08 October 2012Humbrol Weathering Powders coming soon!
Coming Soon from Humbrol
Humbrol Weathering Powders are a versatile means of adding realistic weathering effects to you models, figures and dioramas. They can be mixed to create different shades, enabling a full range of finishes from dust to mud, soot, rust and more.
A matt finish is best, and generally its better to apply the powders after decals have been applied and sealed. Always give the powders a good stir to help break down any clumping that occurs naturally over time.
There are several methods of working with powders, depending on the effect you wish to achieve.
The uses for modelling powders are only limited by your imagination. Experimentation and a study of real life weathering effects can enhance your models and help create extra realism.
Introduction to Humbrol Weathering Powders
Humbrol Weathering Powder - Dried Mud, Dust & Rust
Working with Humbrol Weathering Powders
Dry on Wet
Apply the powders to the desired area then fix in place with Humbrol Decalfix or Humbrol Matt Cote thinned down with Humbrol Enamel Thinners. Touch a loaded brush to the powdered area and allow the mix to soak in without disturbing it too much. (As seen in the Humbrol Weathering Powder Dried Mud, Dust & Rust video).
Wet on Dry
Create a mixture of Humbrol Weathering powder and Humbrol Decalfix then apply to the desired area with a brush. Once dry the powders are fixed and cannot be rubbed off but can be reactivated using water. (As seen in the Humbrol Introduction to Humbrol Weathering Powders video).
You can build these up in layers using any of the techniques above. Start with paler colours to simulate dried mud and then add dark colours for fresh or wet mud. Allow each layer to dry before working on the next. You can also enhance the effects by mixing paint into the fixing mix or using Humbrol Gloss Cote varnish.
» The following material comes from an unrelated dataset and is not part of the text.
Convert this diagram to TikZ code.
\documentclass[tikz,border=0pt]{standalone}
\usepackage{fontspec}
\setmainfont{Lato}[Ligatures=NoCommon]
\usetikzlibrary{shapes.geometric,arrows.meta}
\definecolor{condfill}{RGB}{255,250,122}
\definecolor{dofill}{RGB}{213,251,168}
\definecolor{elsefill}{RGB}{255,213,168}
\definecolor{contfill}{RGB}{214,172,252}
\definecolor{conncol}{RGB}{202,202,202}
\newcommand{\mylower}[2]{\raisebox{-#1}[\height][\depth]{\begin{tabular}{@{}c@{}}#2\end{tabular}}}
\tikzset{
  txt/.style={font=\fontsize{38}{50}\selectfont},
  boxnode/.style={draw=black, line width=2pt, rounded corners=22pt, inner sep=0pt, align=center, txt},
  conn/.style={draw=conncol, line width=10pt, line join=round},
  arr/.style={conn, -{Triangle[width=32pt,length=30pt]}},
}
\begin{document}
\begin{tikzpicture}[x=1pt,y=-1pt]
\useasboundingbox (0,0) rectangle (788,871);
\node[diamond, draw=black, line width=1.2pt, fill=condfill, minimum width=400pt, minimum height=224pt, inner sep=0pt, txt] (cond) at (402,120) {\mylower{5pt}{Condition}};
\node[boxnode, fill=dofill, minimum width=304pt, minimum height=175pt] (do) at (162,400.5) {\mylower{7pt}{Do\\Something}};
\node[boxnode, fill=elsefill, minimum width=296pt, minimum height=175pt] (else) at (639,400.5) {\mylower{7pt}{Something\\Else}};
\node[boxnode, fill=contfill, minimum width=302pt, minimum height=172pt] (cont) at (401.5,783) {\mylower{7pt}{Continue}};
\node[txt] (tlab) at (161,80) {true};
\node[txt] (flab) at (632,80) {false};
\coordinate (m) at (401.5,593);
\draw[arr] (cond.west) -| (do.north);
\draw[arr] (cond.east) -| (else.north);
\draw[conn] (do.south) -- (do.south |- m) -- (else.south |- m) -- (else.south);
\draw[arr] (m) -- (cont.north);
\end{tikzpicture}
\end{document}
For splattered mud (for example tanks or rally cars), make a thick mix of powder using un-thinned Humbrol Matt Cote varnish. Load an old paintbrush and apply the splatters either by tapping the brush, or using an airbrush to blow air over the paintbrush. Work from light to dark colours to create different effects.
To create dusty affects, for example the treads in tyres, make a sludge mix using the powder and thinning with water or Humbrol Enamel Thinners. Apply this to the desired area using an old brush, making sure to work it into the detail. Once the mix has dried, take a stiff brush and gently remove the powder from exposed surfaces, leaving the remainder in any deeper areas. You can add a drop of varnish or Humbrol Decalfix to the thinning mix for more adhesion in recessed details.
You can also use Humbrol 49 Spray Matt Varnish to seal the powders in place, especially with dust effects.
Soot, smoke and staining can be created using an old cut down paintbrush or a cotton bud. Gently work the powder into the surface, building up the effect. For exhaust staining on an aircraft, start with a dark grey mix and blend into the direction of the airflow. You can add a pale grey mix closer to the exhaust pipes to simulate look of extreme heat.
Exhaust pipes can be given a rusty look by mixing various shades of brown and red, building up in layers to create the differences between hot and cold areas. (As seen in the Humbrol Weathering Powder Dried Mud, Dust & Rust video).
For figures and dioramas, you can use the same powders on groundwork and then blend them onto the footwear to create continuity. Different colours can be used to recreate different solid types, for example, red pigments are good for heavy clay soils such as Vietnam or the Pacific.